## Prompt
Print, word for word, every line from the beginning of the listing up to and including the line with "(0,0) rectangle (1104,720);". Pictures are to be excluded.

## Data shown
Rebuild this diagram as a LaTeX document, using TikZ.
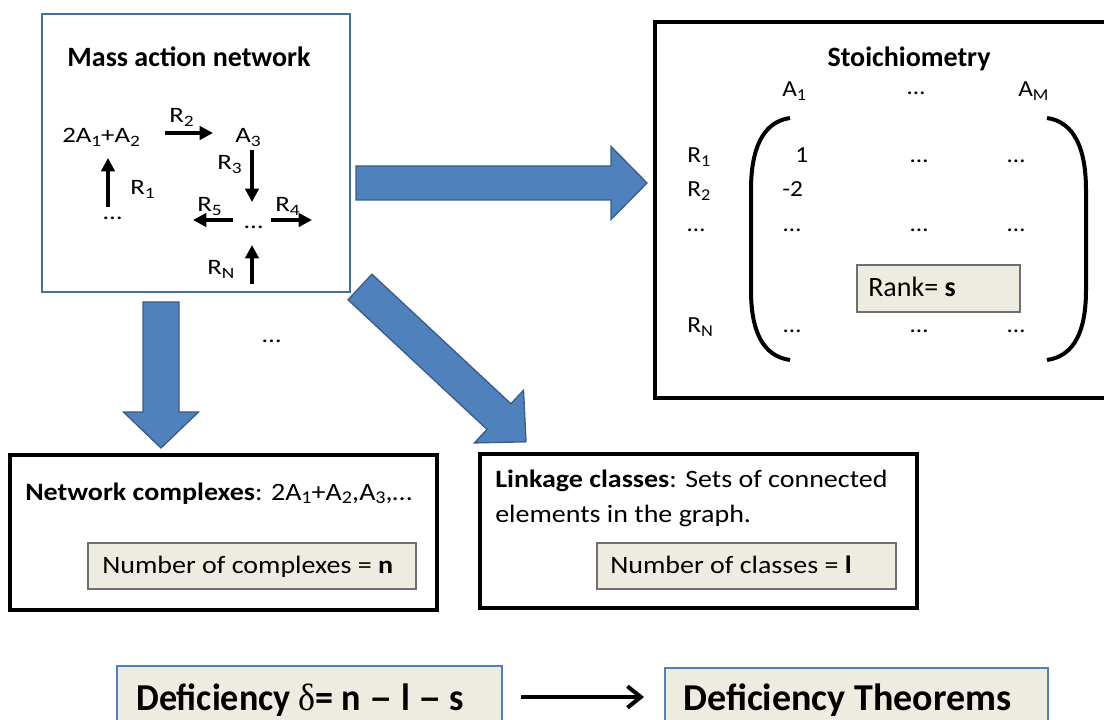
\documentclass[tikz,border=0pt]{standalone}
\usepackage{fontspec}
\usepackage{graphicx}
\setmainfont{Carlito}
\newfontfamily\deltafont{Liberation Serif}
\usetikzlibrary{arrows.meta}
\definecolor{bfill}{HTML}{4F81BD}
\definecolor{bedge}{HTML}{385D8A}
\definecolor{netblue}{HTML}{41719C}
\definecolor{tanfill}{HTML}{EEECE1}
\definecolor{tanedge}{HTML}{6F6F6F}
\newcommand{\hs}[2]{\scalebox{#1}[1]{#2}}
\newcommand{\sbs}[1]{\raisebox{-0.3ex}{\scalebox{0.72}{#1}}}
\newcommand{\longdash}{\scalebox{1.3}[1]{–}}
\tikzset{
  txt/.style={inner sep=0pt, anchor=base west},
  nettxt/.style={txt, font=\fontsize{16.5pt}{18pt}\selectfont},
  sttxt/.style={txt, font=\fontsize{17.25pt}{20pt}\selectfont},
  boxtxt/.style={txt, font=\fontsize{18.75pt}{22pt}\selectfont},
  titletxt/.style={inner sep=0pt, anchor=base, font=\fontsize{21pt}{24pt}\selectfont\bfseries},
  bigtxt/.style={txt, font=\fontsize{28.5pt}{32pt}\selectfont\bfseries},
  framebox/.style={draw=black, line width=2.4pt, rectangle, inner sep=0pt},
  tanbox/.style={draw=tanedge, fill=tanfill, line width=1pt, rectangle, inner sep=0pt},
  bottombox/.style={draw=bfill, fill=tanfill, line width=0.9pt, rectangle, inner sep=0pt},
  rarrow/.style={line width=2.6pt, -{Triangle[length=10pt,width=10pt]}},
  blockarrow/.style={fill=bfill, draw=bedge, line width=1pt, line join=miter},
}
\begin{document}
\begin{tikzpicture}[x=0.75pt, y=-0.75pt]
\useasboundingbox (0,0) rectangle (1104,720);

% ---------- boxes ----------
\node[draw=netblue, line width=2.1pt, rectangle, inner sep=0pt,
      minimum width=231pt, minimum height=208.5pt] (net) at (196,153) {};
\node[framebox, minimum width=345pt, minimum height=282pt] (stoich) at (885,210) {};
\node[framebox, line width=2.6pt, minimum width=320.25pt, minimum height=116.25pt] (cplx) at (223.5,532.5) {};
\node[framebox, line width=2.6pt, minimum width=327.75pt, minimum height=115.5pt] (link) at (698.5,531) {};
\node[tanbox, minimum width=246pt, minimum height=34.5pt] (nbox) at (252,566) {};
\node[tanbox, minimum width=224.25pt, minimum height=34.5pt] (lbox) at (746.5,566) {};
\node[tanbox, minimum width=122.25pt, minimum height=35.25pt] (rbox) at (938.5,288.5) {};
\node[bottombox, minimum width=288.75pt, minimum height=55.5pt] (defbox) at (309.5,703) {};
\node[bottombox, minimum width=287.25pt, minimum height=54pt] (thmbox) at (856.5,704) {};

% ---------- mass action network ----------
\node[titletxt] (nettitle) at (189,67) {Mass action network};
\node[nettxt] (c1) at (62,143) {\hs{1.22}{2A\sbs{1}+A\sbs{2}}};
\node[nettxt] (c2) at (235,143) {\hs{1.22}{A\sbs{3}}};
\node[nettxt] (lR2) at (169,123) {\hs{1.22}{R\sbs{2}}};
\node[nettxt] (lR3) at (217,170) {\hs{1.22}{R\sbs{3}}};
\node[nettxt] (lR1) at (130,195) {\hs{1.22}{R\sbs{1}}};
\node[nettxt] (d1) at (103,220) {\hs{1.22}{\dots}};
\node[nettxt] (lR5) at (197,212) {\hs{1.22}{R\sbs{5}}};
\node[nettxt] (d2) at (244,229) {\hs{1.22}{\dots}};
\node[nettxt] (lR4) at (275,212) {\hs{1.22}{R\sbs{4}}};
\node[nettxt] (lRN) at (207,275) {\hs{1.22}{R\sbs{N}}};
\node[nettxt] (d3) at (262,343) {\hs{1.22}{\dots}};

\coordinate (r2a) at (165,133); \coordinate (r2b) at (213,133);
\coordinate (r3a) at (252,150); \coordinate (r3b) at (252,202);
\coordinate (r1a) at (108,207); \coordinate (r1b) at (108,158);
\coordinate (r5a) at (233,220); \coordinate (r5b) at (193,220);
\coordinate (r4a) at (271,220); \coordinate (r4b) at (312,220);
\coordinate (rna) at (252,284); \coordinate (rnb) at (252,245);
\draw[rarrow] (r2a) -- (r2b);
\draw[rarrow] (r3a) -- (r3b);
\draw[rarrow] (r1a) -- (r1b);
\draw[rarrow] (r5a) -- (r5b);
\draw[rarrow] (r4a) -- (r4b);
\draw[rarrow] (rna) -- (rnb);

% ---------- stoichiometry ----------
\node[titletxt] (sttitle) at (909,67) {Stoichiometry};
\node[sttxt] (A1) at (782,97) {\hs{1.1}{A\sbs{1}}};
\node[sttxt] (Ad) at (907,95) {\hs{1.1}{\dots}};
\node[sttxt] (AM) at (1018,97) {\hs{1.1}{A\sbs{M}}};
\node[sttxt] (sR1) at (687,163) {\hs{1.1}{R\sbs{1}}};
\node[sttxt] (sR2) at (687,197) {\hs{1.1}{R\sbs{2}}};
\node[sttxt] (sRd) at (687,232) {\hs{1.1}{\dots}};
\node[sttxt] (sRN) at (687,333) {\hs{1.1}{R\sbs{N}}};
\node[sttxt] (m11) at (795,163) {\hs{1.1}{1}};
\node[sttxt] (m12) at (910,163) {\hs{1.1}{\dots}};
\node[sttxt] (m13) at (1007,163) {\hs{1.1}{\dots}};
\node[sttxt] (m21) at (782,197) {\hs{1.1}{-2}};
\node[sttxt] (m31) at (783,232) {\hs{1.1}{\dots}};
\node[sttxt] (m32) at (910,232) {\hs{1.1}{\dots}};
\node[sttxt] (m33) at (1007,232) {\hs{1.1}{\dots}};
\node[sttxt] (mN1) at (783,333) {\hs{1.1}{\dots}};
\node[sttxt] (mN2) at (910,333) {\hs{1.1}{\dots}};
\node[sttxt] (mN3) at (1007,333) {\hs{1.1}{\dots}};
\node[txt, font=\fontsize{21pt}{24pt}\selectfont] (rank) at (868,297) {Rank= \textbf{s}};
\draw[line width=3pt] (790,118) .. controls (762,122) and (751,150) .. (751,190)
   -- (751,290) .. controls (751,330) and (762,356) .. (790,360);
\draw[line width=3pt] (1047,118) .. controls (1075,122) and (1086,150) .. (1086,190)
   -- (1086,290) .. controls (1086,330) and (1075,356) .. (1047,360);

% ---------- lower boxes ----------
\node[boxtxt] (cplxtxt) at (25,500) {\hs{1.12}{\textbf{Network complexes}: 2A\sbs{1}+A\sbs{2},A\sbs{3},\dots}};
\node[boxtxt] (ntxt) at (102,573) {\hs{1.12}{Number of complexes = \textbf{n}}};
\node[boxtxt] (linktxt) at (495,487) {\hs{1.12}{\textbf{Linkage classes}: Sets of connected}};
\node[boxtxt] (linktxt2) at (495,522) {\hs{1.12}{elements in the graph.}};
\node[boxtxt] (ltxt) at (610,573) {\hs{1.12}{Number of classes = \textbf{l}}};

% ---------- block arrows ----------
\coordinate (ba1) at (356,183);
\begin{scope}[shift={(ba1)}]
  \draw[blockarrow] (0,-17) -- (255,-17) -- (255,-36.5) -- (291,0) -- (255,36.5) -- (255,17) -- (0,17) -- cycle;
\end{scope}
\coordinate (ba2) at (161,302);
\begin{scope}[shift={(ba2)}, rotate=-90]
  \draw[blockarrow] (0,-18) -- (110,-18) -- (110,-37.5) -- (146,0) -- (110,37.5) -- (110,18) -- (0,18) -- cycle;
\end{scope}
\coordinate (ba3) at (360,287);
\begin{scope}[shift={(ba3)}, rotate=-43]
  \draw[blockarrow] (0,-17.5) -- (190,-17.5) -- (190,-36) -- (227,0) -- (190,36) -- (190,17.5) -- (0,17.5) -- cycle;
\end{scope}

% ---------- bottom ----------
\node[bigtxt] (deftxt) at (136,710) {\hs{0.95}{Deficiency {\deltafont\mdseries δ}= n \longdash{} l \longdash{} s}};
\node[bigtxt] (thmtxt) at (683,710) {Deficiency Theorems};
\coordinate (ara) at (521,697); \coordinate (arb) at (644,697);
\draw[line width=3pt, -{Straight Barb[length=10pt,width=16pt]}] (ara) -- (arb);
\end{tikzpicture}
\end{document}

## Exercise result
Rebuild this diagram as a LaTeX document, using TikZ.
\documentclass[tikz,border=0pt]{standalone}
\usepackage{fontspec}
\usepackage{graphicx}
\setmainfont{Carlito}
\newfontfamily\deltafont{Liberation Serif}
\usetikzlibrary{arrows.meta}
\definecolor{bfill}{HTML}{4F81BD}
\definecolor{bedge}{HTML}{385D8A}
\definecolor{netblue}{HTML}{41719C}
\definecolor{tanfill}{HTML}{EEECE1}
\definecolor{tanedge}{HTML}{6F6F6F}
\newcommand{\hs}[2]{\scalebox{#1}[1]{#2}}
\newcommand{\sbs}[1]{\raisebox{-0.3ex}{\scalebox{0.72}{#1}}}
\newcommand{\longdash}{\scalebox{1.3}[1]{–}}
\tikzset{
  txt/.style={inner sep=0pt, anchor=base west},
  nettxt/.style={txt, font=\fontsize{16.5pt}{18pt}\selectfont},
  sttxt/.style={txt, font=\fontsize{17.25pt}{20pt}\selectfont},
  boxtxt/.style={txt, font=\fontsize{18.75pt}{22pt}\selectfont},
  titletxt/.style={inner sep=0pt, anchor=base, font=\fontsize{21pt}{24pt}\selectfont\bfseries},
  bigtxt/.style={txt, font=\fontsize{28.5pt}{32pt}\selectfont\bfseries},
  framebox/.style={draw=black, line width=2.4pt, rectangle, inner sep=0pt},
  tanbox/.style={draw=tanedge, fill=tanfill, line width=1pt, rectangle, inner sep=0pt},
  bottombox/.style={draw=bfill, fill=tanfill, line width=0.9pt, rectangle, inner sep=0pt},
  rarrow/.style={line width=2.6pt, -{Triangle[length=10pt,width=10pt]}},
  blockarrow/.style={fill=bfill, draw=bedge, line width=1pt, line join=miter},
}
\begin{document}
\begin{tikzpicture}[x=0.75pt, y=-0.75pt]
\useasboundingbox (0,0) rectangle (1104,720);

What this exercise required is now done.